In an interactive python session /usr/bin/python ('2.3.4 (#1, Mar 20
2006, 00:23:47) \n[GCC 3.4.5 20051201 (Red Hat 3.4.5-2)]') also
behaves has expected. The leading 0x00FC in the first two file names
is returned as UTF from the svnlook subprocess and echoed legibly to
the terminal.
>>> print os.popen("svnlook -r 76 changed
/production/subversion/hooktest").read()
_U übermittlung.txt
_U übermittlung2
_U FOO
_U scratch/
When, however, I run the *same* code in a hook script in the *same*
version of python, my previously nice UTF-8 bytes come back as what
I'll call "shellmanged" (a chunk out of the pre-commit script's log
file):
:cmd:
svnlook -t 76-1 changed /production/subversion/hooktest
:out:
_U ?\195?\188bermittlung.txt
_U ?\195?\188bermittlung2
_U FOO
_U scratch/
Frist, this is not some strange notation of my editor for characters
it can not display. The two bytes of the UTF-8 character are really
gettting expanded to ten bytes \ ? 1 9 5 ? \ 1 8 8. Secondly, what I'm
seeing are the printed decimal versions of the UTF-8 bytes I want.
**Questions
why is there this difference?
has anyone encountered something comparable when writing their hook scripts?
**
Now, I've written something (unshellmangle), which undoes the damage
and gives me back a nice UTF-8 string. Unfortunately, I need to use
these very file names in another call to svnlook (to check for the
presence of a property on *.txt files.)
Now, I know that I can make this work from the interactive shell:
print os.popen("svnlook -r 76 proplist /production/subversion/hooktest
übermittlung.txt").read()
foo
svn:eol-style
But, when I try to do so from the hook script...

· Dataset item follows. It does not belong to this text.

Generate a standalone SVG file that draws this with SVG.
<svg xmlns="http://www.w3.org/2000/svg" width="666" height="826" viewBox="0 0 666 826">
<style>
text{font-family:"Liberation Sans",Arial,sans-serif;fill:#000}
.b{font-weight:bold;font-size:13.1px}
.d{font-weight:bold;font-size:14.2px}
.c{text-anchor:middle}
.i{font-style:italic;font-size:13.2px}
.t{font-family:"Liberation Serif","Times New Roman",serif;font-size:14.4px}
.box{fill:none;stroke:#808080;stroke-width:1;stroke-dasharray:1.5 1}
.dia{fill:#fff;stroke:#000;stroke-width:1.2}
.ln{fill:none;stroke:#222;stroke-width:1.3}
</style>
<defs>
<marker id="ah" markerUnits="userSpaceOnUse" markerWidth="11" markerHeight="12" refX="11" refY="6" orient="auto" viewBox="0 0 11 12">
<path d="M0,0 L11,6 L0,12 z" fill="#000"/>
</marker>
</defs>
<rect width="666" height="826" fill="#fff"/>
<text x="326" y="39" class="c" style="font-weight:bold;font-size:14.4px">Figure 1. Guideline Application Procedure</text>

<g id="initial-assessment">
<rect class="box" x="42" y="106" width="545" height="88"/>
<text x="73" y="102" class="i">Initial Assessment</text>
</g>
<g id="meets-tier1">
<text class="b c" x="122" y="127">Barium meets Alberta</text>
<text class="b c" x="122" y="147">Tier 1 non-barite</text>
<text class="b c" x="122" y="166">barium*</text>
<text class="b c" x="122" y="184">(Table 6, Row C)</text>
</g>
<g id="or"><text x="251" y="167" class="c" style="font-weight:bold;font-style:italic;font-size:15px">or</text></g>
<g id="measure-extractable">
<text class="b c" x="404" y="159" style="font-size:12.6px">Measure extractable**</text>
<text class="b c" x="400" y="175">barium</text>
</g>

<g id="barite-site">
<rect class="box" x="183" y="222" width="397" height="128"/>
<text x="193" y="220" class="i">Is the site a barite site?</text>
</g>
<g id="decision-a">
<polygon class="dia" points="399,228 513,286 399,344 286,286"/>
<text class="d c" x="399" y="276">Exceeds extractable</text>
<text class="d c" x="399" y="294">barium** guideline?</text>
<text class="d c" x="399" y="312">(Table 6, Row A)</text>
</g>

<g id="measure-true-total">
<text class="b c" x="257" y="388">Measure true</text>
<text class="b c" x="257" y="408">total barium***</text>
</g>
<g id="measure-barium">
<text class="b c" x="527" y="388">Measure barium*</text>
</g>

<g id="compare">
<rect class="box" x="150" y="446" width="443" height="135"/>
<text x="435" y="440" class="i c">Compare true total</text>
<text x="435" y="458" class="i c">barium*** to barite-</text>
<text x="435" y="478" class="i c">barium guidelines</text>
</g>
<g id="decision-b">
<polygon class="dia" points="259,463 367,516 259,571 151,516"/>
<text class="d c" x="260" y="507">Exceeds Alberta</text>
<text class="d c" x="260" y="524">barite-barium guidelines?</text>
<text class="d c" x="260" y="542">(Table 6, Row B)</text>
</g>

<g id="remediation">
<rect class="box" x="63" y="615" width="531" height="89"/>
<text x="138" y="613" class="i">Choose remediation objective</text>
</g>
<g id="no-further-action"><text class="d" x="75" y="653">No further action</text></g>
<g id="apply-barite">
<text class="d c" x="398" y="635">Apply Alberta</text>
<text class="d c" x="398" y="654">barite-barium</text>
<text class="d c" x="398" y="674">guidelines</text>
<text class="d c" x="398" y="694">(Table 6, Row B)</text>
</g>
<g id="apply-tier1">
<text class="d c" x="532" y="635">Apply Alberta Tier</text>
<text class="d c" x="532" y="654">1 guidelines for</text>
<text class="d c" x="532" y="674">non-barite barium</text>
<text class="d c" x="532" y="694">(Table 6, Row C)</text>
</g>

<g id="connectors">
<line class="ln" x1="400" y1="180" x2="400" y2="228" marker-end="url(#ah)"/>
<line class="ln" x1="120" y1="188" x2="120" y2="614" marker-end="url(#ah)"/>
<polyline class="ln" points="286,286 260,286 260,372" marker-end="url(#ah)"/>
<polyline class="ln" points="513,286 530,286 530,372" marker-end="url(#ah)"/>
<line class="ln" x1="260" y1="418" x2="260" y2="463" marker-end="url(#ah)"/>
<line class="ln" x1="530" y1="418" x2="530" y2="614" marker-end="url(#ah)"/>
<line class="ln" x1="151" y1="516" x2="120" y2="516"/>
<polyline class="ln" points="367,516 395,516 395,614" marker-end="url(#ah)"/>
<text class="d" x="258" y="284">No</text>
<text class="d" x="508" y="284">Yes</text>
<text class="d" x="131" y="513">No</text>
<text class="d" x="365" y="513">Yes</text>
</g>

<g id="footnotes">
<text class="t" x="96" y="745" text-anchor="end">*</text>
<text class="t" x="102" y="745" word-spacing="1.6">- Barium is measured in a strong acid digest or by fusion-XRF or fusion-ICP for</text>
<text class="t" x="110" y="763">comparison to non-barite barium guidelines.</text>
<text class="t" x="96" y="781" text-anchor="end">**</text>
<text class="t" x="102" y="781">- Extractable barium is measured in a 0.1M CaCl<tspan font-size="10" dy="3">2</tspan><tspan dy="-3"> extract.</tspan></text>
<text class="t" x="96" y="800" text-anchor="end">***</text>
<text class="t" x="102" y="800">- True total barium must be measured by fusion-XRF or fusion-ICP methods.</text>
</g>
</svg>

(1) using a UTF-8 string (my source file's encoding is set to UTF-8)
cmd = r"svnlook -t %s proplist %s übermittlung.txt" %(TRANSACTION,
REPOSITORY)
log("cmd", cmd)
log("out", os.popen(cmd).read())
log("sys.getdefaultencoding()", sys.getdefaultencoding())
svn: Commit failed (details follow):
svn: 'pre-commit' hook failed with error output:
svn: Can't convert string from native encoding to 'UTF-8':
svn: ?\195?\188bermittlung.txt
(2) trying to immitate the ?\ notation I'm getting back (but that
obviously doesn't work).
cmd = r"svnlook -t %s proplist %s ?\195?\188bermittlung.txt"

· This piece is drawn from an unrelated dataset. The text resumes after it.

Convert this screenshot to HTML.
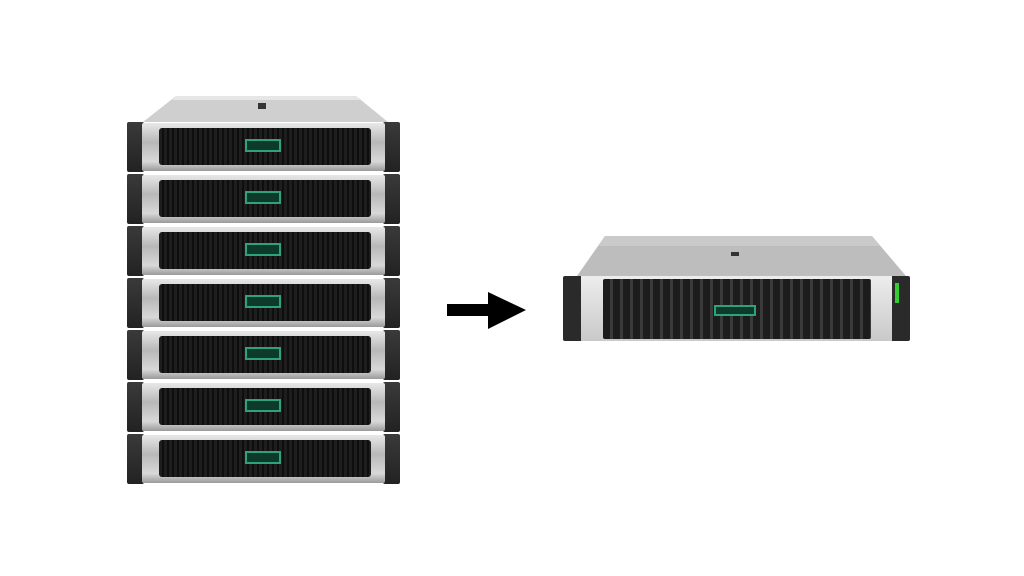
<!DOCTYPE html>
<html><head><style>
body{margin:0;width:1024px;height:576px;background:#fff;position:relative;overflow:hidden;font-family:"Liberation Sans",sans-serif}
.a{position:absolute}
.unit{position:absolute;left:127px;width:273px;height:50px}
.ear{position:absolute;top:0;width:17px;height:50px;background:linear-gradient(#3a3a3a,#222);border-radius:2px}
.ch{position:absolute;left:15px;width:243px;top:1px;height:48px;background:linear-gradient(#e8e8e8,#b8b8b8 40%,#d8d8d8 80%,#9a9a9a);border-radius:2px}
.bz{position:absolute;left:17px;width:212px;top:5px;height:37px;background:repeating-linear-gradient(90deg,#1e1e1e 0 3px,#0e0e0e 3px 5px);border-radius:3px}
.lg{position:absolute;left:86px;top:11px;width:36px;height:13px;border:2px solid #2fa27d;background:#0e3a2c;box-sizing:border-box}
</style></head><body>
<svg class="a" style="left:0;top:0" width="1024" height="576">
<polygon points="176,96 356,96 388,122 143,122" fill="#cfcfcf"/>
<polygon points="176,96 356,96 360,100 172,100" fill="#e6e6e6"/>
<rect x="258" y="103" width="8" height="6" fill="#333"/>
<polygon points="605,236 872,236 906,276 577,276" fill="#bdbdbd"/>
<polygon points="605,236 872,236 880,246 598,246" fill="#cacaca"/>
<rect x="731" y="252" width="8" height="4" fill="#333"/>
<rect x="447" y="304" width="44" height="12" fill="#000"/>
<polygon points="488,292 526,310 488,329" fill="#000"/>
</svg>
<div class="unit" style="top:122px"><div class="ear" style="left:0"></div><div class="ear" style="left:256px"></div><div class="ch"><div class="bz"><div class="lg"></div></div></div></div>
<div class="unit" style="top:174px"><div class="ear" style="left:0"></div><div class="ear" style="left:256px"></div><div class="ch"><div class="bz"><div class="lg"></div></div></div></div>
<div class="unit" style="top:226px"><div class="ear" style="left:0"></div><div class="ear" style="left:256px"></div><div class="ch"><div class="bz"><div class="lg"></div></div></div></div>
<div class="unit" style="top:278px"><div class="ear" style="left:0"></div><div class="ear" style="left:256px"></div><div class="ch"><div class="bz"><div class="lg"></div></div></div></div>
<div class="unit" style="top:330px"><div class="ear" style="left:0"></div><div class="ear" style="left:256px"></div><div class="ch"><div class="bz"><div class="lg"></div></div></div></div>
<div class="unit" style="top:382px"><div class="ear" style="left:0"></div><div class="ear" style="left:256px"></div><div class="ch"><div class="bz"><div class="lg"></div></div></div></div>
<div class="unit" style="top:434px"><div class="ear" style="left:0"></div><div class="ear" style="left:256px"></div><div class="ch"><div class="bz"><div class="lg"></div></div></div></div>

<div class="a" style="left:563px;top:276px;width:347px;height:65px;background:#2a2a2a;border-radius:2px"></div>
<div class="a" style="left:581px;top:276px;width:311px;height:65px;background:linear-gradient(#ededed,#c9c9c9)"></div>
<div class="a" style="left:603px;top:279px;width:268px;height:60px;background:repeating-linear-gradient(90deg,#1c1c1c 0 7px,#3a3a3a 7px 10px);border-radius:2px"></div>
<div class="a" style="left:714px;top:305px;width:42px;height:11px;border:2px solid #2fa27d;background:#0e3a2c;box-sizing:border-box"></div>
<div class="a" style="left:895px;top:283px;width:4px;height:20px;background:#3c3"></div>
</body></html>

%(TRANSACTION, REPOSITORY)
log("cmd", cmd)
log("out", os.popen(cmd).read())
log("sys.getdefaultencoding()", sys.getdefaultencoding())

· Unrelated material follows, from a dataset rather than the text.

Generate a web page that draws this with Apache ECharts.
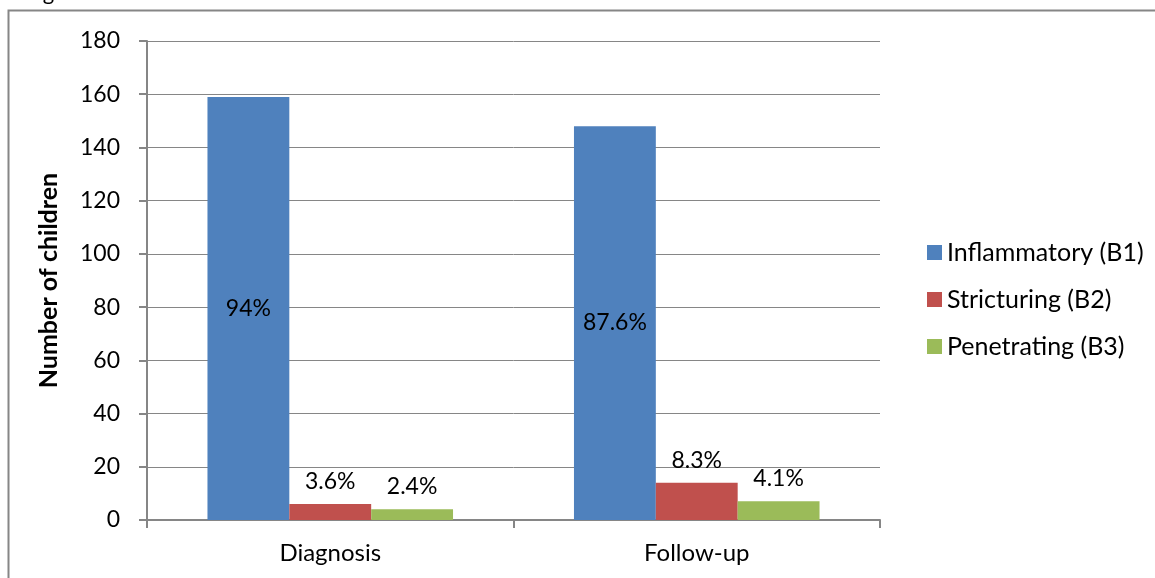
<!DOCTYPE html>
<html>
<head>
<meta charset="utf-8">
<script src="https://cdn.jsdelivr.net/npm/echarts@6/dist/echarts.min.js"></script>
<style>
  html, body { margin: 0; padding: 0; background: #fff; }
  #chart { width: 1155px; height: 578px; }
</style>
</head>
<body>
<div id="chart"></div>
<script>
// Crohn's disease behaviour at diagnosis and at follow-up
const categories = ['Diagnosis', 'Follow-up'];
const seriesNames = ['Inflammatory (B1)', 'Stricturing (B2)', 'Penetrating (B3)'];
const inflammatory = [159, 148];
const stricturing = [6, 14];
const penetrating = [4, 7];
const inflammatoryPct = ['94%', '87.6%'];
const stricturingPct = ['3.6%', '8.3%'];
const penetratingPct = ['2.4%', '4.1%'];
const yTicks = [0, 20, 40, 60, 80, 100, 120, 140, 160, 180];

const colors = ['#4f81bd', '#c0504d', '#9bbb59'];
const FONT = 'Lato, "Open Sans", sans-serif';
const GRAY = '#868686';

function withLabels(values, labels) {
  return values.map((v, i) => ({ value: v, label: { formatter: labels[i] } }));
}

const chart = echarts.init(document.getElementById('chart'));
chart.setOption({
  animation: false,
  textStyle: { fontFamily: FONT },
  color: colors,
  graphic: [
    {
      type: 'rect',
      shape: { x: 8.5, y: 10.5, width: 1200, height: 700 },
      style: { fill: 'none', stroke: GRAY, lineWidth: 2 },
      z: 0
    },
    {
      // caption line sitting above the chart frame
      type: 'text',
      x: 25,
      y: 4,
      style: {
        text: 'Figure',
        font: 'normal 22px Lato, sans-serif',
        fill: '#000',
        verticalAlign: 'bottom'
      },
      z: 10
    }
  ],
  grid: { left: 147, right: 275, top: 41, bottom: 58 },
  legend: {
    orient: 'vertical',
    left: 922,
    top: 235,
    itemWidth: 15,
    itemHeight: 15,
    itemGap: 22,
    icon: 'rect',
    data: seriesNames,
    textStyle: { fontFamily: FONT, fontSize: 25, color: '#000', padding: [0, 0, 0, 0] }
  },
  xAxis: {
    type: 'category',
    data: categories,
    axisLine: { lineStyle: { color: GRAY, width: 2 } },
    axisTick: { show: true, length: 8, lineStyle: { color: GRAY, width: 2 } },
    axisLabel: { color: '#000', fontSize: 24, fontFamily: FONT, margin: 21 }
  },
  yAxis: {
    type: 'value',
    min: yTicks[0],
    max: yTicks[yTicks.length - 1],
    interval: 20,
    name: 'Number of children',
    nameLocation: 'middle',
    nameGap: 86,
    nameTextStyle: { color: '#000', fontSize: 25, fontWeight: 'bold', fontFamily: FONT },
    axisLine: { show: true, lineStyle: { color: GRAY, width: 2 } },
    axisTick: { show: true, length: 8, lineStyle: { color: GRAY, width: 2 } },
    splitLine: { lineStyle: { color: GRAY, width: 1 } },
    axisLabel: { color: '#000', fontSize: 23, fontFamily: FONT, margin: 27 }
  },
  series: [
    {
      name: seriesNames[0], type: 'bar', barGap: '0%', barCategoryGap: '33%',
      data: withLabels(inflammatory, inflammatoryPct),
      label: { show: true, position: 'inside', color: '#000', fontSize: 23, fontFamily: FONT }
    },
    {
      name: seriesNames[1], type: 'bar', barGap: '0%', barCategoryGap: '33%',
      data: withLabels(stricturing, stricturingPct),
      label: { show: true, position: 'top', distance: 11, color: '#000', fontSize: 23, fontFamily: FONT }
    },
    {
      name: seriesNames[2], type: 'bar', barGap: '0%', barCategoryGap: '33%',
      data: withLabels(penetrating, penetratingPct),
      label: { show: true, position: 'top', distance: 11, color: '#000', fontSize: 23, fontFamily: FONT }
    }
  ]
});
</script>
</body>
</html>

svn: Commit failed (details follow):
svn: 'pre-commit' hook failed with error output:
svnlook: Path '?195?188bermittlung.txt' does not exist
**Question
How can I pass the name of a file containing a non-ascii character to
svnlook from a running hook script?
**
Thankful for any help
// Ben
Received on Mon May 22 12:03:44 2006